By February 19, 1859, Professor Rignold had returned north to the Star Concert Hall in Ballarat, for a season which ran from February 21 until March 9. Admission was free but required purchase of a 1 shilling “Refreshment Ticket.” He featured a new by-line: “Wizard of the North, East, South and West.”  (As a matter of pedantic interest, the contemporary performer, James Eagle, called himself the Wizard of the North, South,  East and West ). Also playing in the township was Professor Ericksen, the Scandinavian Wizard.

Staying within the goldfields region, and a performance at Smythe’s Creek on April  7, Rignold was beginning to look further afield; the Star (Ballarat) reported on May 13 that “Professor Rignold, a clever and popular wizard and comic singer, in company with “the doctor’s puzzle”, the contortionist Devani, will leave Brown’s soon for Calcutta.”

It was not to be. In early July, the Bendigo Advertiser mis-reported that Professor Ericksen had been injured in a gun accident; but the next day the story was corrected. It was Professor Rignold who had been hurt, and from an inquest of July 8, 1859 we learn of the horrible cause of his death starting at a show on June 18:-

Death in Creswick
[Bendigo Advertiser, July 12, 1859] DEATH FROM BURSTING OF A GUN
“We learn from the Ballarat papers the death of C. H. Rignold, who was manager of the Victoria Theatre on Bendigo four or five years ago. We take the following account from the Star. It is evident that this accident gave rise to the report about Professor Erickson. An inquest was held on Friday, the 8th instant, touching the death of Charles Henry Rignold. The following evidence was given by Samuel Pope Davis, servant to Councillor Rowe, of Creswick  [just north of Ballarat]:-

Deceased was a conjuror, and was called the Wizard of the North, South, East and West [incorrect, as noted above] and engaged witness to assist him. He played at Carson’s Hotel, Creswick, on the 11th, 13th and 16th June, and at the Red Streak on the 18th, and when in the coarse [sic.] of his performance he commenced the gun-trick, the piece would not go off. Deceased then put another charge of powder in the same gun, laid it aside, and then played one or two more tricks, and again took up the gun, and then put a third charge into it. He was then supposed to put a watch into it, and cocked the gun, put it to  his shoulder, fired, and the barrel burst, parts of it striking him on the left side of his forehead, and he staggered, but continued his performance, and finished it.

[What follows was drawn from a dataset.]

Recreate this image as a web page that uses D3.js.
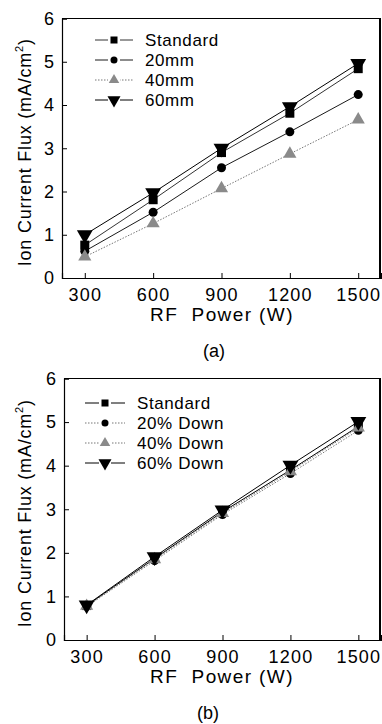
<!DOCTYPE html>
<html>
<head>
<meta charset="utf-8">
<script src="https://cdn.jsdelivr.net/npm/d3@7"></script>
<style>
  body { margin: 0; background: #fff; }
  svg { display: block; }
  text { font-family: "Liberation Sans", Arial, sans-serif; fill: #000; }
</style>
</head>
<body>
<svg id="chart" width="382" height="724"></svg>
<script>
const power = [300, 600, 900, 1200, 1500];
const xTicks = [300, 600, 900, 1200, 1500];
const yTicks = [0, 1, 2, 3, 4, 5, 6];

// panel (a): distance
const namesA = ['Standard', '20mm', '40mm', '60mm'];
const standardA = [0.76, 1.81, 2.9, 3.81, 4.84];
const mm20 = [0.62, 1.52, 2.55, 3.38, 4.24];
const mm40 = [0.49, 1.26, 2.07, 2.87, 3.66];
const mm60 = [1.0, 1.97, 3.0, 3.96, 4.96];

// panel (b): reduction
const namesB = ['Standard', '20% Down', '40% Down', '60% Down'];
const standardB = [0.79, 1.87, 2.94, 3.9, 4.9];
const down20 = [0.77, 1.82, 2.88, 3.82, 4.81];
const down40 = [0.78, 1.85, 2.91, 3.87, 4.87];
const down60 = [0.8, 1.91, 2.98, 4.01, 5.01];

const svg = d3.select('#chart');

function marker(g, type, color, size) {
  if (type === 'square') {
    g.append('rect').attr('x', -size / 2).attr('y', -size / 2)
      .attr('width', size).attr('height', size).attr('fill', color);
  } else if (type === 'circle') {
    g.append('circle').attr('r', size / 2).attr('fill', color);
  } else if (type === 'up') {
    g.append('path').attr('d', d3.symbol(d3.symbolTriangle, size * size * 0.75)()).attr('fill', color);
  } else {
    g.append('path').attr('d', d3.symbol(d3.symbolTriangle, size * size * 0.9)())
      .attr('transform', 'rotate(180)').attr('fill', color);
  }
}

function draw(opt) {
  const x = d3.scaleLinear().domain([200, 1600]).range(opt.xr);
  const y = d3.scaleLinear().domain([0, 6]).range(opt.yr);
  const g = svg.append('g');

  // frame
  g.append('line').attr('x1', opt.xr[0]).attr('x2', opt.xr[1]).attr('y1', opt.yr[1]).attr('y2', opt.yr[1])
    .attr('stroke', '#000').attr('stroke-width', 1);
  g.append('line').attr('x1', opt.xr[1] - 1).attr('x2', opt.xr[1] - 1).attr('y1', opt.yr[1]).attr('y2', opt.yr[0])
    .attr('stroke', '#000').attr('stroke-width', 2);

  const xAxis = g.append('g').attr('transform', `translate(0,${opt.yr[0]})`)
    .call(d3.axisBottom(x).tickValues(xTicks).tickFormat(d3.format('d')).tickSize(-5).tickPadding(10));
  xAxis.select('.domain').attr('stroke-width', 1.2);
  xAxis.selectAll('text').attr('font-size', 18).style('letter-spacing', '1.2px')
    .attr('font-family', '"Liberation Sans", Arial, sans-serif');

  const yAxis = g.append('g').attr('transform', `translate(${opt.xr[0]},0)`)
    .call(d3.axisLeft(y).tickValues(yTicks).tickFormat(d3.format('d')).tickSize(-5).tickPadding(8));
  yAxis.select('.domain').attr('stroke-width', 1.2);
  yAxis.selectAll('text').attr('font-size', 18)
    .attr('font-family', '"Liberation Sans", Arial, sans-serif');

  // axis titles
  g.append('text').attr('x', 222).attr('y', opt.yr[0] + 43).attr('text-anchor', 'middle')
    .attr('font-size', 19).style('letter-spacing', '1.4px').style('white-space', 'pre')
    .text('RF  Power (W)');
  const yt = g.append('text')
    .attr('transform', `translate(31,${(opt.yr[0] + opt.yr[1]) / 2 + 4}) rotate(-90)`)
    .attr('text-anchor', 'middle').attr('font-size', 18).style('letter-spacing', '0.8px');
  yt.append('tspan').text('Ion Current Flux (mA/cm');
  yt.append('tspan').attr('font-size', 11).attr('dy', -8).text('2');
  yt.append('tspan').attr('dy', 8).text(')');

  const line = d3.line().x((d, i) => x(power[i])).y(d => y(d));

  opt.series.forEach(s => {
    g.append('path').datum(s.values).attr('d', line).attr('fill', 'none')
      .attr('stroke', s.color).attr('stroke-width', s.width)
      .attr('stroke-dasharray', s.dash);
    g.selectAll(null).data(s.values).enter().append('g')
      .attr('transform', (d, i) => `translate(${x(power[i])},${y(d)})`)
      .each(function () { marker(d3.select(this), s.shape, s.fill, s.size); });
  });

  // legend
  opt.series.forEach((s, i) => {
    const ly = opt.legY + i * 20;
    g.append('line').attr('x1', opt.legX[0]).attr('x2', opt.legX[1]).attr('y1', ly).attr('y2', ly)
      .attr('stroke', s.color).attr('stroke-width', s.width).attr('stroke-dasharray', s.dash);
    const mg = g.append('g').attr('transform', `translate(${(opt.legX[0] + opt.legX[1]) / 2},${ly})`);
    mg.append('rect').attr('x', -6).attr('y', -5).attr('width', 12).attr('height', 10).attr('fill', '#fff');
    marker(mg, s.shape, s.fill, s.size - 2);
    g.append('text').attr('x', opt.legX[1] + 12).attr('y', ly + 6).attr('font-size', 17)
      .style('letter-spacing', '0.6px').text(opt.names[i]);
  });

  g.append('text').attr('x', opt.cap[0]).attr('y', opt.cap[1]).attr('text-anchor', 'middle')
    .attr('font-size', 18).attr('font-family', '"Liberation Serif", "Times New Roman", serif')
    .text(opt.capText);
}

draw({
  xr: [62, 381], yr: [278, 18.5],
  legX: [95, 133], legY: 40, names: namesA,
  cap: [214, 357], capText: '(a)',
  series: [
    { values: standardA, shape: 'square', fill: '#000', size: 9, color: '#333', width: 1, dash: null },
    { values: mm20, shape: 'circle', fill: '#000', size: 9, color: '#000', width: 0.9, dash: null },
    { values: mm40, shape: 'up', fill: '#8a8a8a', size: 10, color: '#777', width: 1, dash: '1.5,1.5' },
    { values: mm60, shape: 'down', fill: '#000', size: 11, color: '#000', width: 1, dash: null }
  ]
});

draw({
  xr: [64, 381], yr: [640, 378.5],
  legX: [85, 125], legY: 403, names: namesB,
  cap: [208, 719], capText: '(b)',
  series: [
    { values: standardB, shape: 'square', fill: '#000', size: 9, color: '#000', width: 1, dash: null },
    { values: down20, shape: 'circle', fill: '#000', size: 9, color: '#777', width: 1, dash: '1.5,1.5' },
    { values: down40, shape: 'up', fill: '#8a8a8a', size: 10, color: '#777', width: 1, dash: '1.5,1.5' },
    { values: down60, shape: 'down', fill: '#000', size: 11, color: '#000', width: 1, dash: null }
  ]
});
</script>
</body>
</html>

Witness saw deceased next day (Sunday), also on Monday, when he again performed; but on the following Friday he was taken seriously ill. Dr. Roche was subsequently sent for, but was not at home, and on Friday last he was removed to the Ballarat Hospital. Dr. Hillas deposed to the state of the deceased when admitted; his memory and sight were impaired, and also his speech; three pieces of the frontal bone had penetrated the substance of the brain. Two days afterwards, inflammation set in, and deceased gradually sank, and died on the 5th [July 1859] instant. The doctor also gave an opinion that if deceased had received proper medical treatment at the time of the accident, his life would have been saved. Verdict, “Accidental Death.”

From the description given of the trick involved, it is clear that Rignold had not been performing the infamous “Catching a Bullet” routine. The likely effect, using a long-barrelled gun (held to the shoulder), would have been the apparent destruction of a spectator’s watch, the pieces of which were seemingly, but not really, “loaded” into the gun barrel and then fired at a target or a box, where the unharmed watch was later found.

The fatal end to Professor Rignold’s  life and career was just another passing story in the sweep of Gold Rush history, yet we cannot help mourning the loss of a minor but popular magician of his day.


Not “Carson’s Hotel”, but the “American” in Creswick, Victoria, early 1850s.